Monday, September 26, 2011
In Honor of Banned Book Week: My Experience with Scary Stories to Tell in the Dark
Librarians are the primary champions of the right to read in the United States. Because I spent most of my career as a children’s librarian, my support of the right to read was primarily cerebral, but about half way through my career, there was a movement to question the books in our library. The first challenges came from an area church in the form of a list. Our first inclination that this was happening came when a parent helper arrived with a list one day and began to make a pile of books that had witches in them, including Strega Nona by Tomie dePaolo, Hansel and Gretel, and other fairy tale books. She told us that these were evil books and shouldn’t be in our library.
This particular challenge burned out rather quickly; the parents just made their wishes known, and I told them that if they didn’t want their children reading books with witches in them, they needed to tell them not to pick those books. I had no intention of removing classic children’s literature from our library.
Several years later, I experienced the only real challenge of my entire career. A third grader checked out Scary Stories to Tell in the Dark by Alvin Schwartz. This is a retelling of several urban legends and old scary tales. Included in the book is the old story about the couple who are parked in a recreation area parking lot when they hear a report on the radio that a madman with a hook for a hand has escaped from the asylum. Scared, they quickly start their car and leave. When they get home, they discover a bloody hook attached to their car door handle. Of course it is a cautionary tale, and certainly one that I had heard as a kid. The drawings by Stephen Gammell are without a doubt the scariest part of the book. The book is classified as non-fiction because Schwartz researched and documented each story from the region of the country from which they arose. Was it an appropriate book for a third grade girl? Probably not, but it was perfectly appropriate for an elementary school library because of its classification as a well-researched set of folk tales.
Well, the mother of the third grader approached the school board president and the superintendent. The first I heard of it was when the superintendent came to me and asked me to remove the book from the library to avoid a stink at the school board. I told him I would have to get back to him, but I would appreciate it if he would read the book before he made a decision about it. (Neither he nor the school board president read the book, I might add.)
In the meantime, I contacted the American Library Association. They sent me a huge pile of papers to read and told me that Scary Stories to Tell in the Dark was one of the decade’s most challenged books. At that point, I was armed for battle. I had to decide if I was ready to be fired over a children’s book. For heaven’s sake, it wasn’t even Catch 22 or Huckleberry Finn!
The superintendent came to me again, took me into the back room of the library and tried to reason with me. He told me that there were thousands of books in my library; why would I risk my career over one book. I told him that this was a book that could face down a challenge because of its provenance, and that I was willing to defend it.

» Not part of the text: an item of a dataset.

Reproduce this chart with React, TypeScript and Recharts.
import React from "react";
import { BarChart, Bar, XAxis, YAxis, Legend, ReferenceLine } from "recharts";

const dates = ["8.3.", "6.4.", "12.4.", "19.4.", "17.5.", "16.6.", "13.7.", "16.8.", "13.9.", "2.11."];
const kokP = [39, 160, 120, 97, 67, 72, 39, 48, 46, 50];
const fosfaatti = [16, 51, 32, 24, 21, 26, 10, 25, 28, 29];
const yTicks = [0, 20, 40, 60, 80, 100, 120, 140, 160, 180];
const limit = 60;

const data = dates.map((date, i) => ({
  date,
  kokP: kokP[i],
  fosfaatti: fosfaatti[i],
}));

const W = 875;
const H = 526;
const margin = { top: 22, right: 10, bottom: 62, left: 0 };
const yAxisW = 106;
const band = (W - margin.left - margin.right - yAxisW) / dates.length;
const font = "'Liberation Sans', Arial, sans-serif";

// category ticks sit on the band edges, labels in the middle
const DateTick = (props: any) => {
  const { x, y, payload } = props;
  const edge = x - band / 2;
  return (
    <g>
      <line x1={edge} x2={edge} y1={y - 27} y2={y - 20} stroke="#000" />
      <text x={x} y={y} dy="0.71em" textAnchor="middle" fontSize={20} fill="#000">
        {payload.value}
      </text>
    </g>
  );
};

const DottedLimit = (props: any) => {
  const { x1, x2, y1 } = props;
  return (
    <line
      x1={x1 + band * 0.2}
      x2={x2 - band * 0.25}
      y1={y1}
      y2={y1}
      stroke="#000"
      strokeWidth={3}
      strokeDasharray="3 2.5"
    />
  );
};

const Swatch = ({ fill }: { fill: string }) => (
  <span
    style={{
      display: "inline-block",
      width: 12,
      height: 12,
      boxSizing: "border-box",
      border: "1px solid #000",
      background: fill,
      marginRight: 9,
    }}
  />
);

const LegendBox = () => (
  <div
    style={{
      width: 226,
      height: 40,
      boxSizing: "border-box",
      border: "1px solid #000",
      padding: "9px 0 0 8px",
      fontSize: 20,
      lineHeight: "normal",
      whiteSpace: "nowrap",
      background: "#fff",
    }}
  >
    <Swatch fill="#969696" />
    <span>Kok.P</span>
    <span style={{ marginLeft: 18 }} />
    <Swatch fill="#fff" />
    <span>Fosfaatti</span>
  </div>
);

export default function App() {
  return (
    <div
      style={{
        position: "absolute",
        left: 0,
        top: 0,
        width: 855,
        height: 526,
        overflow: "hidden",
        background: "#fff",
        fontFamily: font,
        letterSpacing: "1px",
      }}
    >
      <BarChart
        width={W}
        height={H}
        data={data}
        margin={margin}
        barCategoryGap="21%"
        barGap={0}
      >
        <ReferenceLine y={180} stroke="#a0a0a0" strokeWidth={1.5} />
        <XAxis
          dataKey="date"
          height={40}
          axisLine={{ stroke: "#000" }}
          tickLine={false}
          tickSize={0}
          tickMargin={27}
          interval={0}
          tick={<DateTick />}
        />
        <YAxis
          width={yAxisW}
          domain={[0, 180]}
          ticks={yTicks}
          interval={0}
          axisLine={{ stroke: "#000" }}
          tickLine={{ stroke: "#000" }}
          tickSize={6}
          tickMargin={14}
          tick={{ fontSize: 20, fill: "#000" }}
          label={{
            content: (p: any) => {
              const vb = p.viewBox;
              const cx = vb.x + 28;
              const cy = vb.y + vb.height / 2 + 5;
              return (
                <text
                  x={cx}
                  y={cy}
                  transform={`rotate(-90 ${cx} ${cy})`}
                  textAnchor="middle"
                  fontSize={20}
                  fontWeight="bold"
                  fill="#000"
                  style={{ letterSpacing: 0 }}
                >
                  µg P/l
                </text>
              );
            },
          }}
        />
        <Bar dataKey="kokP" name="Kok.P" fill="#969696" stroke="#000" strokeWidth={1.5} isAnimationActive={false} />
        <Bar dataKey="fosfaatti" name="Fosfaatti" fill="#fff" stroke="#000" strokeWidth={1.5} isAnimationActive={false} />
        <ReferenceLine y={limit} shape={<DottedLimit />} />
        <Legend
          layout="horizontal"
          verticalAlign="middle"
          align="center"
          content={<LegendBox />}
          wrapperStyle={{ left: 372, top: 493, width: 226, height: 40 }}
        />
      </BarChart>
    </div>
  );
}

Well, the gods intervened. Halloween came. On the morning of Halloween, the principal came screeching into the library. “Miriam, you have got to see this!” I ran out into the hall to see the mother who was challenging the book arriving at school with her kindergarten daughter and her third grader. The kindergartener was dressed like a witch, the third grader was dressed like a skeleton, and they both were carrying ghost balloons. We took pictures of both children as part of the day’s activities, and later the superintendent suggested to the mother that perhaps she had better withdraw her challenge.
A crisis averted. When I retired, the Scary Stories book was still in the library as were the Strega Nona books and the fairy tales. I continue to believe that one way that children learn to cope with a hostile world is to read widely. I also maintain that if parents check their child’s book bag and find books from the library that they don’t want their child to read, it is their responsibility to censor their child’s reading. It is not the library’s responsibility.
Last year I reviewed This Book Is Overdue by Marilyn Johnson. It is the study of modern librarians. She has a marvelous chapter in the book about censorship and four librarians who challenged the Patriot Act. Well worth reading.